De l’ensemble descendiez-vous aux détails ; vous prenait-il fantaisie d’analyser le talent oratoire de Monge, votre oreille était désagréablement affectée par une prosodie défectueuse. À des paroles traînantes succédaient, de temps à autre, des membres de phrase articulés avec une volubilité faite pour dérouter l’attention la plus soutenue. Vous alliez alors, par dépit, jusqu’à vous ranger à une opinion erronée, mais fort répandue : vous croyiez Monge bègue. Bientôt, cependant, entraîné, séduit par la lucidité des démonstrations, vous étiez tenté de rompre le silence solennel de l’amphithéâtre et de vous écrier, à l’exemple d’un des élèves les plus distingués de notre confrère : « D’autres parlent mieux, personne ne professe aussi bien. »
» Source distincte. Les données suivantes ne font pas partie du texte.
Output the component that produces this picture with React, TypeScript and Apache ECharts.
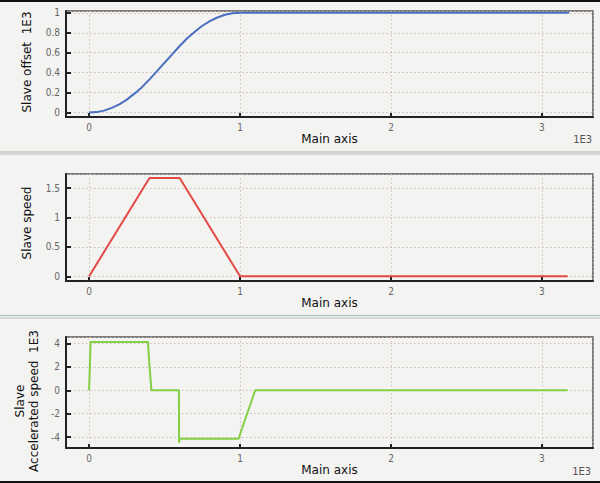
import React, { useEffect, useRef } from "react";
import * as echarts from "echarts";

// Main axis positions (units of 1E3) and values
const offsetMain = [0, 0.05, 0.1, 0.15, 0.2, 0.25, 0.3, 0.35, 0.4, 0.45, 0.5, 0.55, 0.6, 0.65, 0.7, 0.75, 0.8, 0.85, 0.9, 0.95, 1.0, 3.18];
const slaveOffset = [0, 0.005, 0.02, 0.047, 0.083, 0.13, 0.19, 0.255, 0.333, 0.415, 0.5, 0.583, 0.667, 0.745, 0.81, 0.87, 0.917, 0.953, 0.98, 0.995, 1.0, 1.0];

const speedMain = [0, 0.4, 0.6, 1.0, 3.17];
const slaveSpeed = [0, 1.67, 1.67, 0, 0];

const accelMain = [0, 0.01, 0.39, 0.397, 0.413, 0.595, 0.596, 0.6, 0.99, 1.1, 3.17];
const slaveAccel = [0, 4.15, 4.15, 2.6, 0, 0, -4.5, -4.15, -4.15, 0, 0];

const xTicks = [0, 1, 2, 3];
const xName = "Main axis";
const yNames = ["Slave offset\u00a0\u00a01E3", "Slave speed", "Slave\nAccelerated speed\u00a0\u00a01E3"];
const unitLabel = "1E3";

const pairs = (xs: number[], ys: number[]) => xs.map((x, i) => [x, ys[i]]);

const grids = [
  { left: 66, top: 11, width: 527, height: 106 },
  { left: 66, top: 174, width: 527, height: 107 },
  { left: 66, top: 337, width: 527, height: 111 },
];
const yRanges = [
  { min: -0.044, max: 1.018, step: 0.2 },
  { min: -0.08, max: 1.739, step: 0.5 },
  { min: -4.94, max: 4.57, step: 2 },
];
const nameGaps = [14, 12, 12];

const labelFont = "'DejaVu Sans Condensed', 'DejaVu Sans', sans-serif";
const nameFont = "'DejaVu Sans', sans-serif";
const gridLine = { color: "#d2b8b8", type: [1.5, 2.5] as any, width: 1 };

export default function App() {
  const ref = useRef<HTMLDivElement>(null);
  useEffect(() => {
    if (!ref.current) return;
    const chart = echarts.init(ref.current, undefined, { renderer: "svg" });
    const xAxis = grids.map((_, i) => ({
      type: "value",
      gridIndex: i,
      min: -0.153,
      max: 3.338,
      splitNumber: 3,
      minInterval: xTicks[1] - xTicks[0],
      maxInterval: xTicks[1] - xTicks[0],
      name: xName,
      nameLocation: "middle",
      nameGap: nameGaps[i],
      nameTextStyle: { color: "#111", fontSize: 12, fontFamily: nameFont },
      axisLine: { show: true, onZero: false, lineStyle: { color: "#222", width: 2 } },
      axisTick: { show: true, inside: true, length: 4, lineStyle: { color: "#222", width: 2 } },
      axisLabel: { color: "#666", fontSize: 10, margin: 5, fontFamily: labelFont, showMinLabel: false, showMaxLabel: false },
      splitLine: { show: true, lineStyle: gridLine },
    }));
    const yAxis = yRanges.map((r, i) => ({
      type: "value",
      gridIndex: i,
      min: r.min,
      max: r.max,
      minInterval: r.step,
      maxInterval: r.step,
      axisLine: { show: true, onZero: false, lineStyle: { color: "#222", width: 2 } },
      axisTick: { show: true, inside: true, length: 5, lineStyle: { color: "#222", width: 2 } },
      axisLabel: { color: "#666", fontSize: 10, margin: 6, fontFamily: labelFont, showMinLabel: false, showMaxLabel: false },
      splitLine: { show: true, lineStyle: gridLine },
    }));
    const lineSeries = (i: number, data: number[][], color: string) => ({
      type: "line",
      xAxisIndex: i,
      yAxisIndex: i,
      data,
      showSymbol: false,
      symbol: "none",
      lineStyle: { color, width: 2 },
      clip: false,
    });
    chart.setOption({
      animation: false,
      backgroundColor: "#f3f3f2",
      grid: grids.map((g) => ({ ...g, show: true, borderColor: "#555", borderWidth: 1.5, backgroundColor: "transparent" })),
      xAxis,
      yAxis,
      series: [
        lineSeries(0, pairs(offsetMain, slaveOffset), "#4a6fc0"),
        lineSeries(1, pairs(speedMain, slaveSpeed), "#e44a44"),
        lineSeries(2, pairs(accelMain, slaveAccel), "#84d044"),
      ],
      graphic: [
        { type: "rect", shape: { x: 0, y: 0, width: 600, height: 2 }, style: { fill: "#111" } },
        { type: "rect", shape: { x: 0, y: 481, width: 600, height: 2 }, style: { fill: "#111" } },
        { type: "line", shape: { x1: 0, y1: 152, x2: 600, y2: 152 }, style: { stroke: "#c0a8a8", lineWidth: 1 } },
        { type: "line", shape: { x1: 0, y1: 154, x2: 600, y2: 154 }, style: { stroke: "#a8bcc6", lineWidth: 1 } },
        { type: "line", shape: { x1: 0, y1: 315.5, x2: 600, y2: 315.5 }, style: { stroke: "#a8bcc6", lineWidth: 1 } },
        { type: "line", shape: { x1: 0, y1: 318, x2: 600, y2: 318 }, style: { stroke: "#b8b8c0", lineWidth: 1 } },
        {
          type: "text", x: 27, y: 62, rotation: Math.PI / 2,
          style: { text: yNames[0], fill: "#111", font: `12px ${nameFont}`, align: "center", verticalAlign: "middle" },
        },
        {
          type: "text", x: 27, y: 223, rotation: Math.PI / 2,
          style: { text: yNames[1], fill: "#111", font: `12px ${nameFont}`, align: "center", verticalAlign: "middle" },
        },
        {
          type: "text", x: 27, y: 401, rotation: Math.PI / 2,
          style: { text: yNames[2], fill: "#111", font: `12px ${nameFont}`, align: "center", verticalAlign: "middle", lineHeight: 14 },
        },
        {
          type: "text", x: 592, y: 139,
          style: { text: unitLabel, fill: "#555", font: `11px ${labelFont}`, align: "right", verticalAlign: "middle" },
        },
        {
          type: "text", x: 591, y: 471,
          style: { text: unitLabel, fill: "#555", font: `11px ${labelFont}`, align: "right", verticalAlign: "middle" },
        },
      ],
    });
    return () => chart.dispose();
  }, []);
  return <div ref={ref} style={{ position: "fixed", left: 0, top: 0, width: 600, height: 483 }} />;
}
On a vu des professeurs imposer à un nombreux auditoire par la régularité et la noblesse de leurs traits, par l’assurance de leur regard et l’élégance de leurs manières. Monge ne possédait aucun de ces avantages. Sa figure était d’une largeur exceptionnelle ; ses yeux, très-enfoncés, disparaissaient presque entièrement sous d’épais sourcils ; un nez épaté, de grosses lèvres, formaient un ensemble peu attrayant au premier abord ; mais, qui ne le sait ? dans les tableaux de certains peintres fameux, les incorrections du dessin disparaissent sous la magie du coloris.